"""
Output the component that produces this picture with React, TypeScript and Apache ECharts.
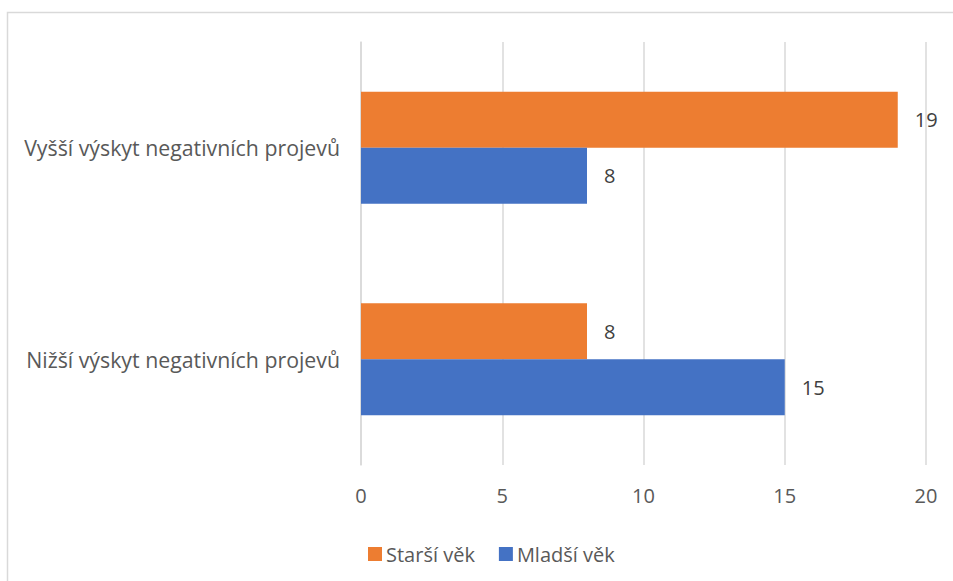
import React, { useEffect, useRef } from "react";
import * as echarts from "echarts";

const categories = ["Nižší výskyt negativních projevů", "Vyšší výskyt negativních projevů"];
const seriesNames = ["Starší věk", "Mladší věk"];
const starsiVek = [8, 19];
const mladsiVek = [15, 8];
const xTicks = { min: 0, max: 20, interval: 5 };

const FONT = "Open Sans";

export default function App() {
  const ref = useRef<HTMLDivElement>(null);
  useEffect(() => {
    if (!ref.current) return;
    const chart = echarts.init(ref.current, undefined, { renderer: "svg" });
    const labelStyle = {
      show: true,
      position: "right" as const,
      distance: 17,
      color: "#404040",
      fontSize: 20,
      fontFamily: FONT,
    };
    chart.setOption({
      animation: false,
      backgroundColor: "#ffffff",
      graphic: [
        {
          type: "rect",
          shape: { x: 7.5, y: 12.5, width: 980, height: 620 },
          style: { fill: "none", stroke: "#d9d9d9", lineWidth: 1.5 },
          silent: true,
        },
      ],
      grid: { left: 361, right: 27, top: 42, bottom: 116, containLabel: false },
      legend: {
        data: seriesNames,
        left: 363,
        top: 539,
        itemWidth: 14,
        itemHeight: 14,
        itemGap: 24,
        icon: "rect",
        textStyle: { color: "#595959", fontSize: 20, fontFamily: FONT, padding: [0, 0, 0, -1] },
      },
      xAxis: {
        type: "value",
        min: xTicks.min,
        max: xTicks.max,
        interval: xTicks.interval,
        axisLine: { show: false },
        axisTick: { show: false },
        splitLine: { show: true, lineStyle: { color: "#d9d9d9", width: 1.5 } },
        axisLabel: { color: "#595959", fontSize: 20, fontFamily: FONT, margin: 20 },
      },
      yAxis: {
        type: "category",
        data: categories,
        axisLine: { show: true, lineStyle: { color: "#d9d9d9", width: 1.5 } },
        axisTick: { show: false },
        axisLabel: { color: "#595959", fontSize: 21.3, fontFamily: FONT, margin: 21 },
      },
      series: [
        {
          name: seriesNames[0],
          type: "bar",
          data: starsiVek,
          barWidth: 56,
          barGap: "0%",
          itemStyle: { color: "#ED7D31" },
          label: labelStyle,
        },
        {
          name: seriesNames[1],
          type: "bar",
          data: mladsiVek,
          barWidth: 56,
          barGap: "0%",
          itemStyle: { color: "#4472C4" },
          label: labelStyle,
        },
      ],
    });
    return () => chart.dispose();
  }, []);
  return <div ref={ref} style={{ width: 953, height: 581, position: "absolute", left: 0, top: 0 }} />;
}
"""
▶ _SHORT TASK_
Copy each line of the listing that contains the string "React".

▶ _SOLUTION BELOW_
Output the component that produces this picture with React, TypeScript and Apache ECharts.
import React, { useEffect, useRef } from "react";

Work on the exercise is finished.